▸ **INFORMATION SUPPLIED**
:::::

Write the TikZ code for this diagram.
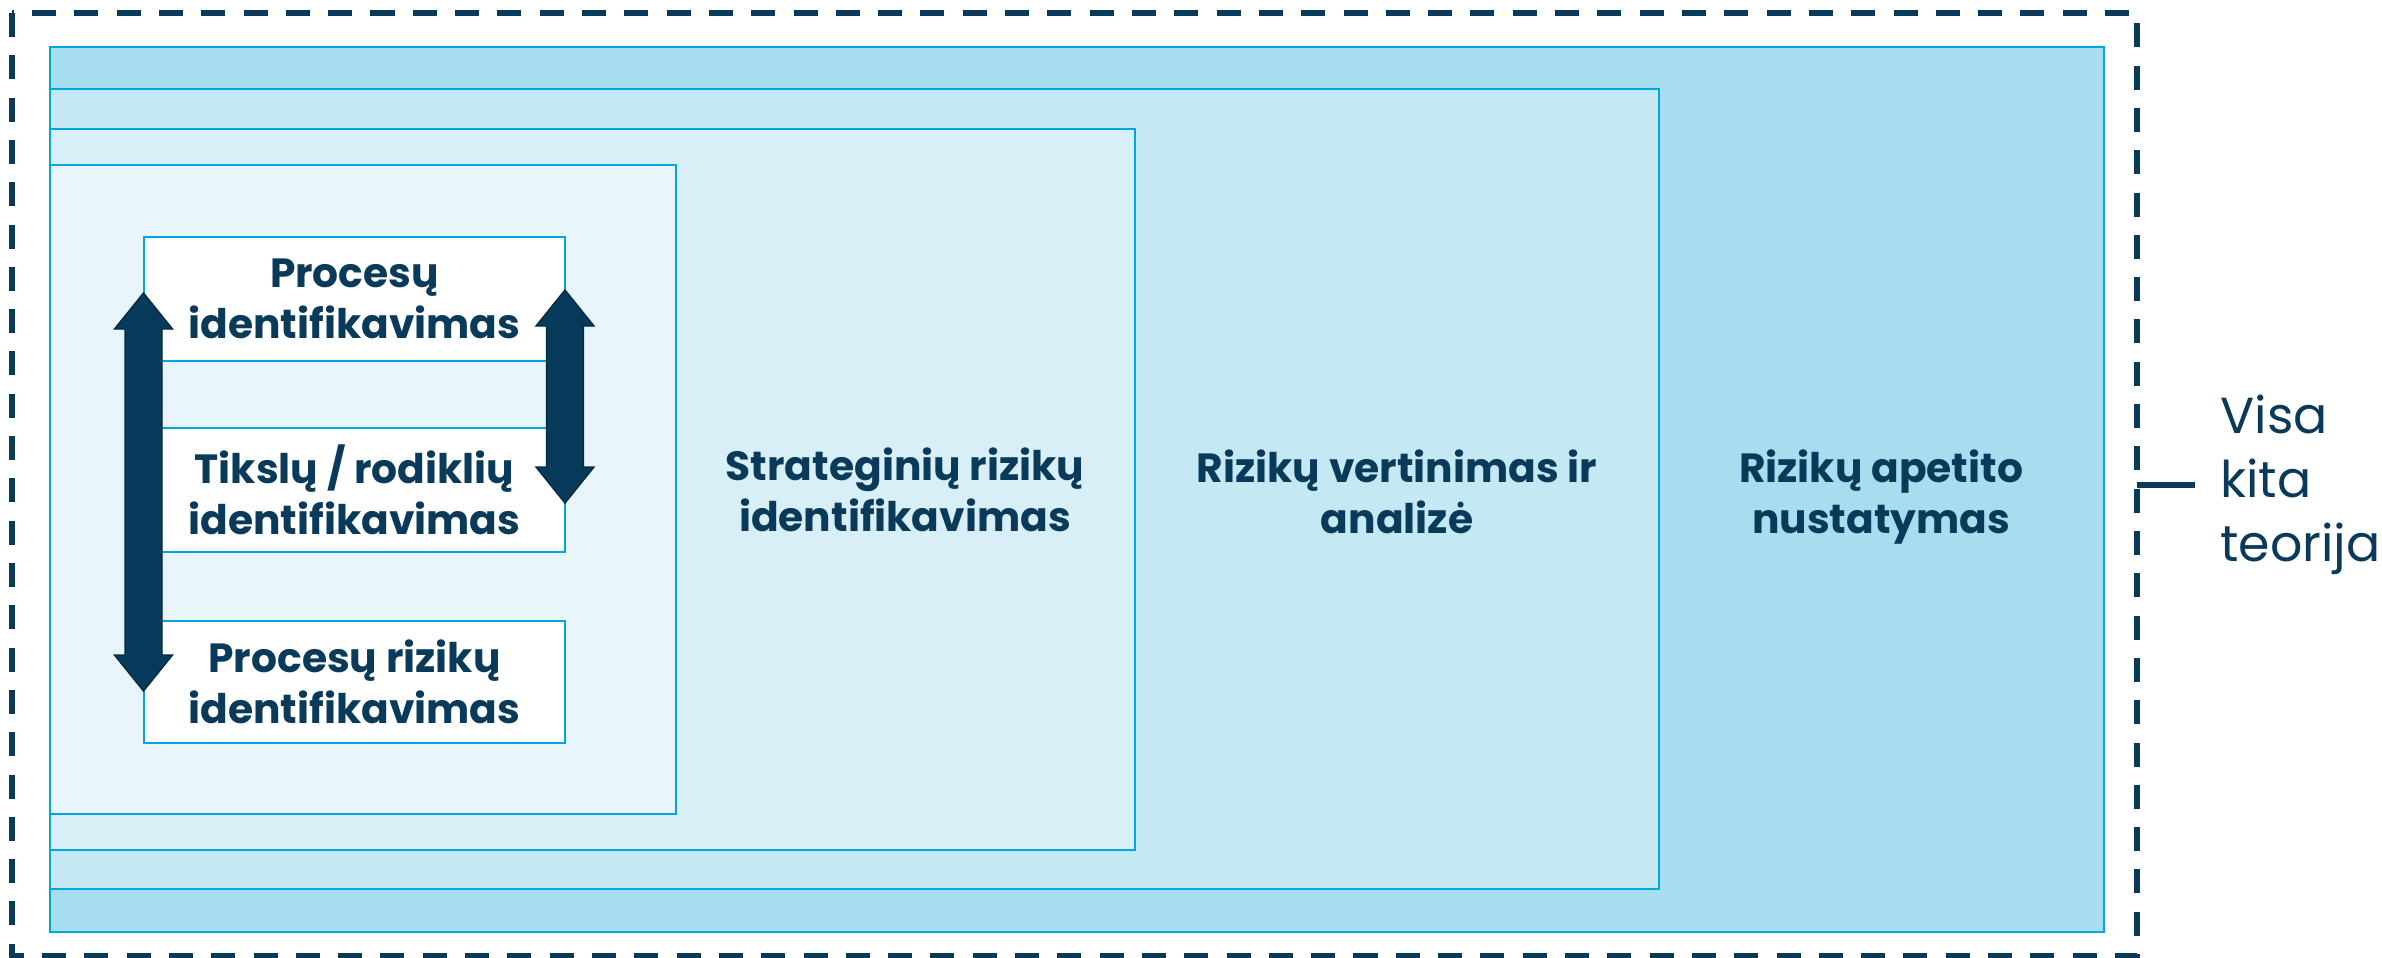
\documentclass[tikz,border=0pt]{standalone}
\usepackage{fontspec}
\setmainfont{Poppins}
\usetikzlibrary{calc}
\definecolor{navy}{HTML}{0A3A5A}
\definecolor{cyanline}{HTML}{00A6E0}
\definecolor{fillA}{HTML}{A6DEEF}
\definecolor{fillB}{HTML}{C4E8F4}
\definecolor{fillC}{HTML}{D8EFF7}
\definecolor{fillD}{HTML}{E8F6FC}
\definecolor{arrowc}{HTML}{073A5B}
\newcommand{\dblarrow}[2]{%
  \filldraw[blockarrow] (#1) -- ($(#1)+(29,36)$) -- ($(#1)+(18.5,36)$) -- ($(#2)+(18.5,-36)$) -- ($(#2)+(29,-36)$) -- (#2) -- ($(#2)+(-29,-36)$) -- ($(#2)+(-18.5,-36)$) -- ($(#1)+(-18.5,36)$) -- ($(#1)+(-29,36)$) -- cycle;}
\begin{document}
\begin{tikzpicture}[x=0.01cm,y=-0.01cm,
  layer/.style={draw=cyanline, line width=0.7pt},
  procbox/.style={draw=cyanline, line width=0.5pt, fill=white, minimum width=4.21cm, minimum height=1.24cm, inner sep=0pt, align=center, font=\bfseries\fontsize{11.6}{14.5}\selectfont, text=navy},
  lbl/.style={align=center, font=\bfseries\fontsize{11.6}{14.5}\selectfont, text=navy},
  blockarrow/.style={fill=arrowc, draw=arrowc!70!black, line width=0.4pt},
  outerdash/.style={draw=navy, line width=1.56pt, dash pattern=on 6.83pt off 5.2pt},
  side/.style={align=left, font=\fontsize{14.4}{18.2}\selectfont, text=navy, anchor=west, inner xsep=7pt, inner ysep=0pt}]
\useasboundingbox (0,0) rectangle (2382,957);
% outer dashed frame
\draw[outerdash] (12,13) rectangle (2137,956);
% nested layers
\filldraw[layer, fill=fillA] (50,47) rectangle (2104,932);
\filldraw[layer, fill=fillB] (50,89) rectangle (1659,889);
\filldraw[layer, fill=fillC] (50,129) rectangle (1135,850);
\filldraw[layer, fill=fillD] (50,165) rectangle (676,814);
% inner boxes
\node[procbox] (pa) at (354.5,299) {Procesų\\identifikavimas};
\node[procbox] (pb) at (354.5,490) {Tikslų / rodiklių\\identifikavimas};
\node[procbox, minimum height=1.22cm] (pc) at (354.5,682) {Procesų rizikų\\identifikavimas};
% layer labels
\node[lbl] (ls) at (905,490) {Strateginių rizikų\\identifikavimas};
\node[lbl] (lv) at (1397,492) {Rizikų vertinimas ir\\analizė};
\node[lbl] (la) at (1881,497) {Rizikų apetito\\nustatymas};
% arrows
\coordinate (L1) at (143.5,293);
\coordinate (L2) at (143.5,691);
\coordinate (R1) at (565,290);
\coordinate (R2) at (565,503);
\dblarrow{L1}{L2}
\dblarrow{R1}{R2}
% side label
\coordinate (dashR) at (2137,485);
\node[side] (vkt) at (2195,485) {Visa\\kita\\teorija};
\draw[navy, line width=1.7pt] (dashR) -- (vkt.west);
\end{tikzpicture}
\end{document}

:::::

▸ **INSTRUCTION**
Copy the whole of the material above exactly, but not its images.

▸ **ANSWER IN FULL**
Write the TikZ code for this diagram.
\documentclass[tikz,border=0pt]{standalone}
\usepackage{fontspec}
\setmainfont{Poppins}
\usetikzlibrary{calc}
\definecolor{navy}{HTML}{0A3A5A}
\definecolor{cyanline}{HTML}{00A6E0}
\definecolor{fillA}{HTML}{A6DEEF}
\definecolor{fillB}{HTML}{C4E8F4}
\definecolor{fillC}{HTML}{D8EFF7}
\definecolor{fillD}{HTML}{E8F6FC}
\definecolor{arrowc}{HTML}{073A5B}
\newcommand{\dblarrow}[2]{%
  \filldraw[blockarrow] (#1) -- ($(#1)+(29,36)$) -- ($(#1)+(18.5,36)$) -- ($(#2)+(18.5,-36)$) -- ($(#2)+(29,-36)$) -- (#2) -- ($(#2)+(-29,-36)$) -- ($(#2)+(-18.5,-36)$) -- ($(#1)+(-18.5,36)$) -- ($(#1)+(-29,36)$) -- cycle;}
\begin{document}
\begin{tikzpicture}[x=0.01cm,y=-0.01cm,
  layer/.style={draw=cyanline, line width=0.7pt},
  procbox/.style={draw=cyanline, line width=0.5pt, fill=white, minimum width=4.21cm, minimum height=1.24cm, inner sep=0pt, align=center, font=\bfseries\fontsize{11.6}{14.5}\selectfont, text=navy},
  lbl/.style={align=center, font=\bfseries\fontsize{11.6}{14.5}\selectfont, text=navy},
  blockarrow/.style={fill=arrowc, draw=arrowc!70!black, line width=0.4pt},
  outerdash/.style={draw=navy, line width=1.56pt, dash pattern=on 6.83pt off 5.2pt},
  side/.style={align=left, font=\fontsize{14.4}{18.2}\selectfont, text=navy, anchor=west, inner xsep=7pt, inner ysep=0pt}]
\useasboundingbox (0,0) rectangle (2382,957);
% outer dashed frame
\draw[outerdash] (12,13) rectangle (2137,956);
% nested layers
\filldraw[layer, fill=fillA] (50,47) rectangle (2104,932);
\filldraw[layer, fill=fillB] (50,89) rectangle (1659,889);
\filldraw[layer, fill=fillC] (50,129) rectangle (1135,850);
\filldraw[layer, fill=fillD] (50,165) rectangle (676,814);
% inner boxes
\node[procbox] (pa) at (354.5,299) {Procesų\\identifikavimas};
\node[procbox] (pb) at (354.5,490) {Tikslų / rodiklių\\identifikavimas};
\node[procbox, minimum height=1.22cm] (pc) at (354.5,682) {Procesų rizikų\\identifikavimas};
% layer labels
\node[lbl] (ls) at (905,490) {Strateginių rizikų\\identifikavimas};
\node[lbl] (lv) at (1397,492) {Rizikų vertinimas ir\\analizė};
\node[lbl] (la) at (1881,497) {Rizikų apetito\\nustatymas};
% arrows
\coordinate (L1) at (143.5,293);
\coordinate (L2) at (143.5,691);
\coordinate (R1) at (565,290);
\coordinate (R2) at (565,503);
\dblarrow{L1}{L2}
\dblarrow{R1}{R2}
% side label
\coordinate (dashR) at (2137,485);
\node[side] (vkt) at (2195,485) {Visa\\kita\\teorija};
\draw[navy, line width=1.7pt] (dashR) -- (vkt.west);
\end{tikzpicture}
\end{document}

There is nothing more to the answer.